* Exercise *
Skip the pictures and quote all of the lines exactly.

⁂

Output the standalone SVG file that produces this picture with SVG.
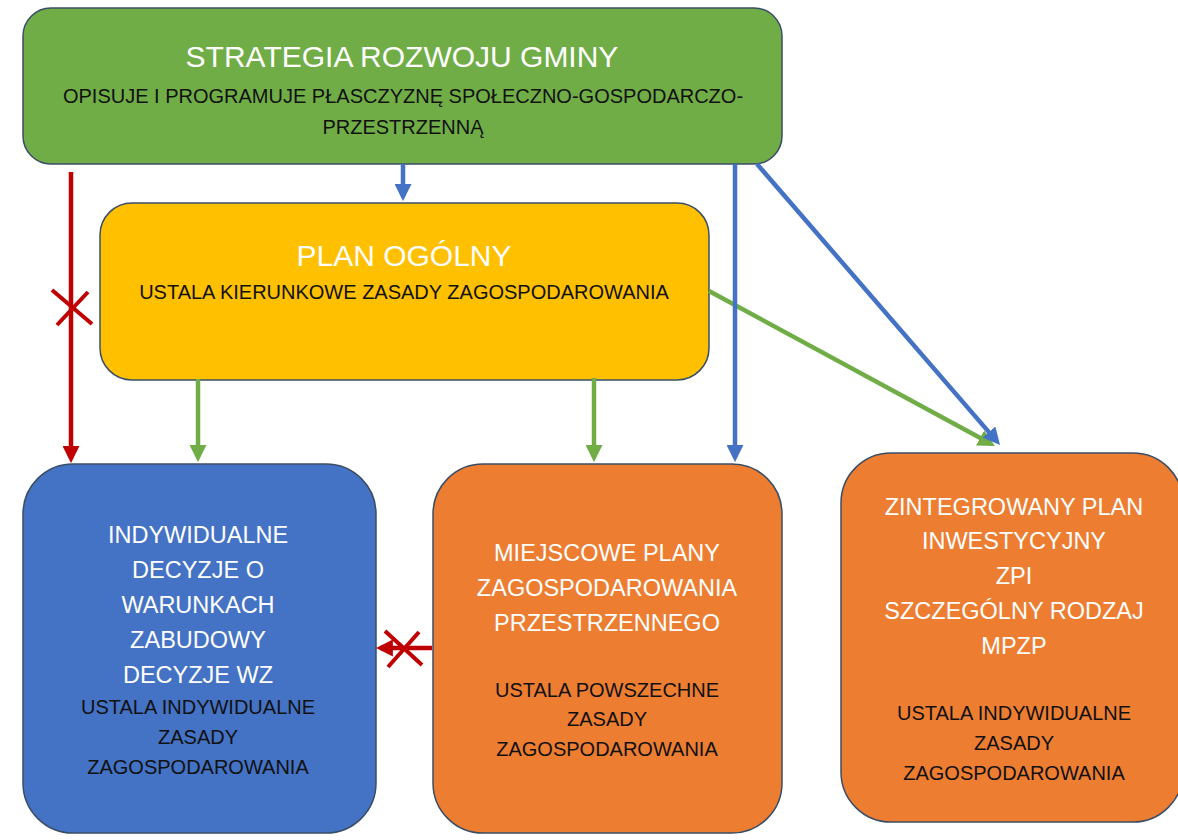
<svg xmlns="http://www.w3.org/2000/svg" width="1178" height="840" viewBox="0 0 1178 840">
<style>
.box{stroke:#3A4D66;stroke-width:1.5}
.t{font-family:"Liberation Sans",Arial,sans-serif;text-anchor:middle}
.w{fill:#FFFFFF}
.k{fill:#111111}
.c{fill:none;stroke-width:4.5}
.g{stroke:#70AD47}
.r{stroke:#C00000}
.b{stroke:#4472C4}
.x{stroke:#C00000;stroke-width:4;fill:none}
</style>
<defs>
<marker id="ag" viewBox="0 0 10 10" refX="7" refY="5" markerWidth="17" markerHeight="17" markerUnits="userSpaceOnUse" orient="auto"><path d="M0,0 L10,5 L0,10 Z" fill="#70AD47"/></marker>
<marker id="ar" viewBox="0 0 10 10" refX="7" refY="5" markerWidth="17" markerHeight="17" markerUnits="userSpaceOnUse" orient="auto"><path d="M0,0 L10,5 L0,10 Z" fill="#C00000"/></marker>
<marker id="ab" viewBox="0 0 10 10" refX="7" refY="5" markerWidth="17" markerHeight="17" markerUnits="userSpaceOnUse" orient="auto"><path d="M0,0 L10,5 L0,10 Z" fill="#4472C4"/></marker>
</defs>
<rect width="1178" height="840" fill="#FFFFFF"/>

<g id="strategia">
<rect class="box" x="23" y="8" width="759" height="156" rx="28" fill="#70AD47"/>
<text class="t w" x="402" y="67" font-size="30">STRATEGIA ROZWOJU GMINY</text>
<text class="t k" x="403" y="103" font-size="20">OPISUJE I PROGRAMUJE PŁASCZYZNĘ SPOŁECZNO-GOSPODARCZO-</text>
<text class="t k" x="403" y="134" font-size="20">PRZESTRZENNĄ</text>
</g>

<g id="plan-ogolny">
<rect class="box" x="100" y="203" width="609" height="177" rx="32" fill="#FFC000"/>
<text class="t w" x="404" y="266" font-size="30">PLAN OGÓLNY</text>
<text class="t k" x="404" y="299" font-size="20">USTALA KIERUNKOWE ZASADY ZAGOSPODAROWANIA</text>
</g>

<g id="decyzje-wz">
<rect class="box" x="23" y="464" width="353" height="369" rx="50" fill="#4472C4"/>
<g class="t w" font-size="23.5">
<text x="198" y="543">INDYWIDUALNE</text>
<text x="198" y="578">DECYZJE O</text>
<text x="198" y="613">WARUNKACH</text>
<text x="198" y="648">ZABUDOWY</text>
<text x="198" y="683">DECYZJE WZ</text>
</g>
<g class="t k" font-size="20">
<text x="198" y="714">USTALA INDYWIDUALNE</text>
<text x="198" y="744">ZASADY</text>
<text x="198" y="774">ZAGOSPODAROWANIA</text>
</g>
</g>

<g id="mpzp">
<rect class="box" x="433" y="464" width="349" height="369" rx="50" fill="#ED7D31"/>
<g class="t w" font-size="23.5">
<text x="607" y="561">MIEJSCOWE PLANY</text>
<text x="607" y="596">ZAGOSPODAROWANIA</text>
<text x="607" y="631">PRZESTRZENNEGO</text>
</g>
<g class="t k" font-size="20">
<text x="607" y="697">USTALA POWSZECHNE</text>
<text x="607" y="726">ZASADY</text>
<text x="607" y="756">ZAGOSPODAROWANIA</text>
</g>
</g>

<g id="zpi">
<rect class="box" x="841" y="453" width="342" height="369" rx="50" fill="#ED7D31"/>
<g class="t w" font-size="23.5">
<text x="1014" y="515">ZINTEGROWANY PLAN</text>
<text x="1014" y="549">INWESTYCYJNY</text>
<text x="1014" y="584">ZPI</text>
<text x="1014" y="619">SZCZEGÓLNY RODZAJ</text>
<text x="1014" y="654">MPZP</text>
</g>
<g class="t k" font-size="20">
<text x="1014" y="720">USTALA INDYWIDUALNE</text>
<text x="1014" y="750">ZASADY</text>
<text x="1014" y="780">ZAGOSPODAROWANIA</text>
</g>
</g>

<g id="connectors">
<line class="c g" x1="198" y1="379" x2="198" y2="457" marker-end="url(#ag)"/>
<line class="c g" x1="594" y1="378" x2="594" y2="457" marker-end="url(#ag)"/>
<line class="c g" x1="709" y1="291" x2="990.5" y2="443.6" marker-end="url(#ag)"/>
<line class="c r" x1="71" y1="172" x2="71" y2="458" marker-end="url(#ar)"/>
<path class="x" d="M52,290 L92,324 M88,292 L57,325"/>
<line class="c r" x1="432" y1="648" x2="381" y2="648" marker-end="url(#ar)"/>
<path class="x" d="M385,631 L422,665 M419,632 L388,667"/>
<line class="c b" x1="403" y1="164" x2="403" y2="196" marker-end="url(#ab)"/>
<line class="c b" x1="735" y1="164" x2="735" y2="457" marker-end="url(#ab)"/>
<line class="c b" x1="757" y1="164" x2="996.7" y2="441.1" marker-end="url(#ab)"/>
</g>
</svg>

⁂

* Reply *
Output the standalone SVG file that produces this picture with SVG.
<svg xmlns="http://www.w3.org/2000/svg" width="1178" height="840" viewBox="0 0 1178 840">
<style>
.box{stroke:#3A4D66;stroke-width:1.5}
.t{font-family:"Liberation Sans",Arial,sans-serif;text-anchor:middle}
.w{fill:#FFFFFF}
.k{fill:#111111}
.c{fill:none;stroke-width:4.5}
.g{stroke:#70AD47}
.r{stroke:#C00000}
.b{stroke:#4472C4}
.x{stroke:#C00000;stroke-width:4;fill:none}
</style>
<defs>
<marker id="ag" viewBox="0 0 10 10" refX="7" refY="5" markerWidth="17" markerHeight="17" markerUnits="userSpaceOnUse" orient="auto"><path d="M0,0 L10,5 L0,10 Z" fill="#70AD47"/></marker>
<marker id="ar" viewBox="0 0 10 10" refX="7" refY="5" markerWidth="17" markerHeight="17" markerUnits="userSpaceOnUse" orient="auto"><path d="M0,0 L10,5 L0,10 Z" fill="#C00000"/></marker>
<marker id="ab" viewBox="0 0 10 10" refX="7" refY="5" markerWidth="17" markerHeight="17" markerUnits="userSpaceOnUse" orient="auto"><path d="M0,0 L10,5 L0,10 Z" fill="#4472C4"/></marker>
</defs>
<rect width="1178" height="840" fill="#FFFFFF"/>

<g id="strategia">
<rect class="box" x="23" y="8" width="759" height="156" rx="28" fill="#70AD47"/>
<text class="t w" x="402" y="67" font-size="30">STRATEGIA ROZWOJU GMINY</text>
<text class="t k" x="403" y="103" font-size="20">OPISUJE I PROGRAMUJE PŁASCZYZNĘ SPOŁECZNO-GOSPODARCZO-</text>
<text class="t k" x="403" y="134" font-size="20">PRZESTRZENNĄ</text>
</g>

<g id="plan-ogolny">
<rect class="box" x="100" y="203" width="609" height="177" rx="32" fill="#FFC000"/>
<text class="t w" x="404" y="266" font-size="30">PLAN OGÓLNY</text>
<text class="t k" x="404" y="299" font-size="20">USTALA KIERUNKOWE ZASADY ZAGOSPODAROWANIA</text>
</g>

<g id="decyzje-wz">
<rect class="box" x="23" y="464" width="353" height="369" rx="50" fill="#4472C4"/>
<g class="t w" font-size="23.5">
<text x="198" y="543">INDYWIDUALNE</text>
<text x="198" y="578">DECYZJE O</text>
<text x="198" y="613">WARUNKACH</text>
<text x="198" y="648">ZABUDOWY</text>
<text x="198" y="683">DECYZJE WZ</text>
</g>
<g class="t k" font-size="20">
<text x="198" y="714">USTALA INDYWIDUALNE</text>
<text x="198" y="744">ZASADY</text>
<text x="198" y="774">ZAGOSPODAROWANIA</text>
</g>
</g>

<g id="mpzp">
<rect class="box" x="433" y="464" width="349" height="369" rx="50" fill="#ED7D31"/>
<g class="t w" font-size="23.5">
<text x="607" y="561">MIEJSCOWE PLANY</text>
<text x="607" y="596">ZAGOSPODAROWANIA</text>
<text x="607" y="631">PRZESTRZENNEGO</text>
</g>
<g class="t k" font-size="20">
<text x="607" y="697">USTALA POWSZECHNE</text>
<text x="607" y="726">ZASADY</text>
<text x="607" y="756">ZAGOSPODAROWANIA</text>
</g>
</g>

<g id="zpi">
<rect class="box" x="841" y="453" width="342" height="369" rx="50" fill="#ED7D31"/>
<g class="t w" font-size="23.5">
<text x="1014" y="515">ZINTEGROWANY PLAN</text>
<text x="1014" y="549">INWESTYCYJNY</text>
<text x="1014" y="584">ZPI</text>
<text x="1014" y="619">SZCZEGÓLNY RODZAJ</text>
<text x="1014" y="654">MPZP</text>
</g>
<g class="t k" font-size="20">
<text x="1014" y="720">USTALA INDYWIDUALNE</text>
<text x="1014" y="750">ZASADY</text>
<text x="1014" y="780">ZAGOSPODAROWANIA</text>
</g>
</g>

<g id="connectors">
<line class="c g" x1="198" y1="379" x2="198" y2="457" marker-end="url(#ag)"/>
<line class="c g" x1="594" y1="378" x2="594" y2="457" marker-end="url(#ag)"/>
<line class="c g" x1="709" y1="291" x2="990.5" y2="443.6" marker-end="url(#ag)"/>
<line class="c r" x1="71" y1="172" x2="71" y2="458" marker-end="url(#ar)"/>
<path class="x" d="M52,290 L92,324 M88,292 L57,325"/>
<line class="c r" x1="432" y1="648" x2="381" y2="648" marker-end="url(#ar)"/>
<path class="x" d="M385,631 L422,665 M419,632 L388,667"/>
<line class="c b" x1="403" y1="164" x2="403" y2="196" marker-end="url(#ab)"/>
<line class="c b" x1="735" y1="164" x2="735" y2="457" marker-end="url(#ab)"/>
<line class="c b" x1="757" y1="164" x2="996.7" y2="441.1" marker-end="url(#ab)"/>
</g>
</svg>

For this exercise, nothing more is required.